Sister blog of Physicists of the Caribbean. Shorter, more focused posts specialising in astronomy and data visualisation.

Saturday 18 October 2014

Concept image - the Magellanic Stream over Cardiff


Work in progress. The Magellanic neutral hydrogen stream, if we could see it, as it would appear from Cardiff. Maybe. Not entirely certain (read : it might not be wrong) I've got the orientation right. Size of the stream in the sky is probably about right, although it's possible the whole thing needs to be shifted further south so less of it might be visible . On the other hand I didn't check the field of view of the image so it's possible the stream should appear even larger than is shown. Lots of checking still to do.

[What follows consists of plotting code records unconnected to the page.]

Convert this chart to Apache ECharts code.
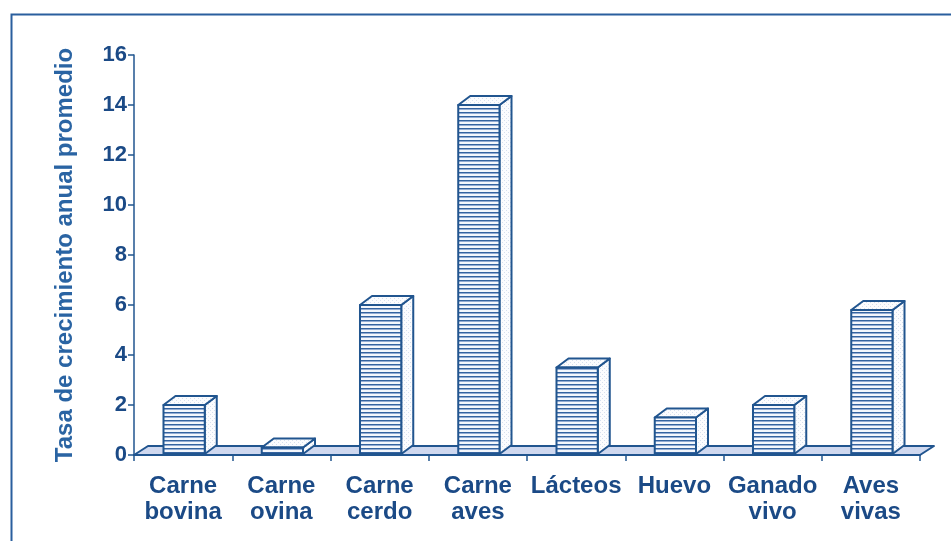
<!DOCTYPE html>
<html>
<head>
<meta charset="utf-8">
<script src="https://cdn.jsdelivr.net/npm/echarts@6/dist/echarts.min.js"></script>
<style>
html,body{margin:0;padding:0;background:#fff;}
#main{width:951px;height:541px;}
</style>
</head>
<body>
<div id="main"></div>
<script>
// ---- data ----
const categories = ['Carne\nbovina', 'Carne\novina', 'Carne\ncerdo', 'Carne\naves', 'Lácteos', 'Huevo', 'Ganado\nvivo', 'Aves\nvivas'];
const values = [2.0, 0.3, 6.0, 14.0, 3.5, 1.5, 2.0, 5.8];
const yMin = 0, yMax = 16, yStep = 2;
const yTitle = 'Tasa de crecimiento anual promedio';

// ---- styles ----
const navy = '#1b4a86';
const edge = '#21558f';
const floorFill = '#cfd8ef';
const DX = 12, DY = -9;

function makePattern(h, draw) {
  const c = document.createElement('canvas');
  c.width = 4; c.height = h;
  const ctx = c.getContext('2d');
  draw(ctx);
  return c;
}
const stripe = makePattern(4, function (ctx) {
  ctx.fillStyle = '#f4f7fc'; ctx.fillRect(0, 0, 4, 4);
  ctx.fillStyle = '#34639f'; ctx.fillRect(0, 0, 4, 1);
  ctx.fillStyle = '#93acd3'; ctx.fillRect(0, 1, 4, 1);
});
const dots = makePattern(4, function (ctx) {
  ctx.fillStyle = '#fbfcfe'; ctx.fillRect(0, 0, 4, 4);
  ctx.fillStyle = '#d6dfee'; ctx.fillRect(0, 0, 1, 1); ctx.fillRect(2, 2, 1, 1);
});

const chart = echarts.init(document.getElementById('main'), null, { renderer: 'canvas' });

chart.setOption({
  animation: false,
  backgroundColor: '#ffffff',
  graphic: [{
    type: 'rect', left: 9, top: 12, z: -10,
    shape: { width: 1000, height: 600 },
    style: { fill: 'none', stroke: '#2a5f9e', lineWidth: 2 }
  }],
  grid: { left: 134, right: 31, top: 55, bottom: 86, containLabel: false },
  xAxis: {
    type: 'category',
    data: categories,
    axisLine: { show: true, lineStyle: { color: edge, width: 2 } },
    axisTick: { show: true, length: 6, lineStyle: { color: edge, width: 1.5 } },
    axisLabel: {
      color: navy, fontSize: 24, fontWeight: 'bold',
      fontFamily: '"Liberation Sans", Arial, sans-serif',
      lineHeight: 26, margin: 18, interval: 0
    },
    z: 1
  },
  yAxis: {
    type: 'value',
    min: yMin, max: yMax, interval: yStep,
    name: yTitle,
    nameLocation: 'middle',
    nameRotate: 90,
    nameGap: 57,
    nameTextStyle: {
      color: '#2a64a3', fontSize: 24, fontWeight: 'bold',
      fontFamily: '"Liberation Sans", Arial, sans-serif'
    },
    axisLine: { show: true, lineStyle: { color: edge, width: 1.5 } },
    axisTick: { show: true, length: 6, lineStyle: { color: edge, width: 1.5 } },
    splitLine: { show: false },
    axisLabel: {
      color: navy, fontSize: 22, fontWeight: 'bold', margin: 7,
      fontFamily: '"Liberation Sans", Arial, sans-serif'
    }
  },
  series: [
    {
      type: 'custom',
      name: 'floor',
      data: [[0, 0]],
      z: 1,
      silent: true,
      renderItem: function (params, api) {
        const cs = params.coordSys;
        const base = api.coord([0, 0]);
        const x0 = cs.x, x1 = cs.x + cs.width, y0 = base[1];
        return {
          type: 'polygon',
          shape: { points: [[x0, y0], [x1, y0], [x1 + DX + 2, y0 + DY], [x0 + DX + 2, y0 + DY]] },
          style: { fill: floorFill, stroke: edge, lineWidth: 2, lineJoin: 'round' }
        };
      }
    },
    {
      type: 'custom',
      name: 'Tasa',
      data: values.map(function (v, i) { return [i, v]; }),
      encode: { x: 0, y: 1 },
      z: 3,
      renderItem: function (params, api) {
        const i = api.value(0), v = api.value(1);
        const top = api.coord([i, v]);
        const base = api.coord([i, 0]);
        const w = api.size([1, 0])[0] * 0.42;
        const x0 = top[0] - w / 2 + 1, x1 = x0 + w;
        const yt = top[1], yb = base[1] - 1;
        const st = { stroke: edge, lineWidth: 2, lineJoin: 'round' };
        return {
          type: 'group',
          children: [
            {
              type: 'polygon',
              shape: { points: [[x1, yb], [x1 + DX, yb + DY], [x1 + DX, yt + DY], [x1, yt]] },
              style: Object.assign({ fill: { image: dots, repeat: 'repeat' } }, st)
            },
            {
              type: 'polygon',
              shape: { points: [[x0, yt], [x0 + DX, yt + DY], [x1 + DX, yt + DY], [x1, yt]] },
              style: Object.assign({ fill: { image: dots, repeat: 'repeat' } }, st)
            },
            {
              type: 'rect',
              shape: { x: x0, y: yt, width: w, height: yb - yt },
              style: Object.assign({ fill: { image: stripe, repeat: 'repeat' } }, st)
            }
          ]
        };
      }
    }
  ]
});
</script>
</body>
</html>
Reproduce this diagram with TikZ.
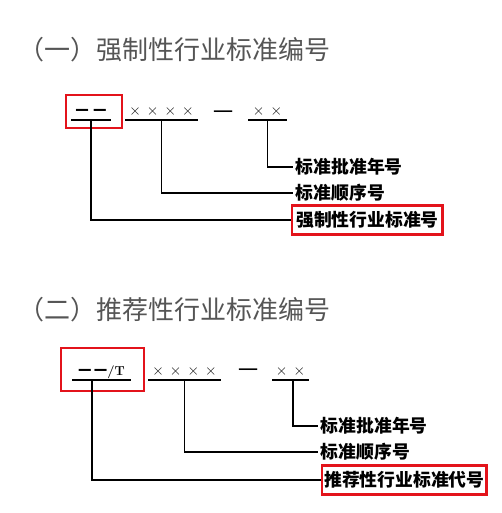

In any case, from some parts of the world the stream would most certainly appear far larger than this, so in terms of showing how much more dramatic the the sky would be in neutral hydrogen, it's not far wrong.

1 comment:

  1. Oops. Turns out the stream wouldn't be visible from Cardiff at all... at least, not the part detected in this particular data set (http://www.astro.uni-bonn.de/en/download/data/lab-survey/). I seem to have rotated the view 90 degrees too far south - the tip of the stream would be just below the horizon.  I don't know why I found that so difficult, all I needed to do was find Polaris, rotate the view down by the latitude of Cardiff (51 degrees) then correct for the camera FOV, to find the visible horizon. Oh well.

    Other, more sensitive surveys have found that the stream extends about 40 degrees further than in this one, but at fainter levels. So something might be visible, but nothing like what's shown here. Unfortunately those data sets aren't publically available (at least not easily).

    LAB data also turns out to be unsuitable for showing the more general sky at 21cm (as opposed to the Magellanic Stream specifically) : 0.6 degree resolution just isn't good enough when your FOV is only 40 degrees. Looks like I either have to find some much wider FOV images (Google street view, maybe) or use higher-resolution HI data (VLAGPS is a possibility).